Seymour sophomores get comfortable in the circle
How does Miranda Duncan stay so stoic in the circle?
The Seymour sophomore said she just lets her mind wander away from the softball field when teams threaten to score.
“I don’t really think about (the pressure),” Duncan said. “I get it off my mind. Sometimes I’ll think about maybe what I’m wearing to school tomorrow or something. I don’t think about it. Freshman year, it’d all be in my mind and everything.”
Trading off starts with fellow sophomore Sam Trentham, Duncan has helped make sure there’s been no let-down from the Eagles’ arms after graduating All-State pitcher Carly Lewis a year ago.
Duncan and Trentham have shined on a team with its share of stars, including Tennessee signee Lauren Irwin and UT-Martin commit Reid Ballard.

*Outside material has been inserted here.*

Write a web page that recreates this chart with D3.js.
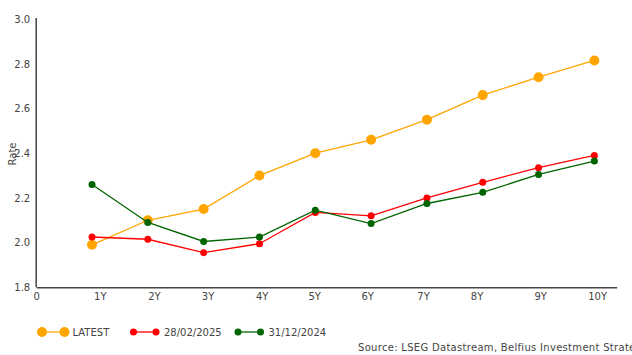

Duncan did it again on Thursday, pitching around runners in scoring position in four different innings to lead Seymour to a 4-1 win over South-Doyle.
“About the fifth inning, I pulled her aside and I told her, ‘You’re going to show everybody you’re the best in this district and you’re going to show them right now,’ ” said Eagles coach Jess Sterling. “She’d been missing some spots and I just pulled her aside and said, ‘We’re going to go and we’re going to go right now.’ From the fifth on, she was hard to beat.” Duncan allowed just a hit over those final three innings, picking up three of her five strikeouts.
She never seemed flustered, no matter the situation against the Cherokees. Part of that may be the confidence gained from a perfect game Duncan threw earlier this year. South-Doyle coach Robby Howard said Duncan’s ability to stay composed could be genetic.
“She’s quite a competitor,” Howard said. “Her dad (Randy) played for me in high school. I know she’s been raised to compete because he was quite a competitor. That’s what separates the good ones from the great ones. They’ve got that extra gear to compete.”
Duncan has 14 wins in 16 starts this spring with an ERA under two. She’s allowed just 70 hits and 27 earned runs while striking out 118 in 99 1/3 innings pitched through Thursday night. Trentham has been nearly as impressive. The Eagles’ other sophomore pitcher has a 7-2 record in 13 appearances, including seven starts. She has a no-hitter of her own and her ERA is 2.20. Her presence means the pressure isn’t on one pitcher to throw every night, particularly in inning-heavy tournaments. The two are good friends, too, and Trentham said they talk pitching and softball during the school day.
When either finds themselves in a jam, they always have a fellow pitcher to turn to for advice mid-game. “We can help each other out, see each other’s fundamentals,” Trentham said.
“It helps to have someone like that in the dugout or on the field. Even when I’m pitching, she’s on the field. She can help me from wherever she is.” Sterling said each pitcher’s personality complements the other. Trentham is loose and can make anyone laugh while Duncan is more stoic. It’s the combination of the two that’s allowed the Eagles to maintain dominance in the circle without Lewis, who has a 1.87 ERA in 29 appearances for Georgia College. “We expected a little bit of trouble just because they’re both so young and losing Carly,” Irwin said. “But I don’t think we’ve missed a beat.
Both of them have known they have to step up and both have done their jobs really well.”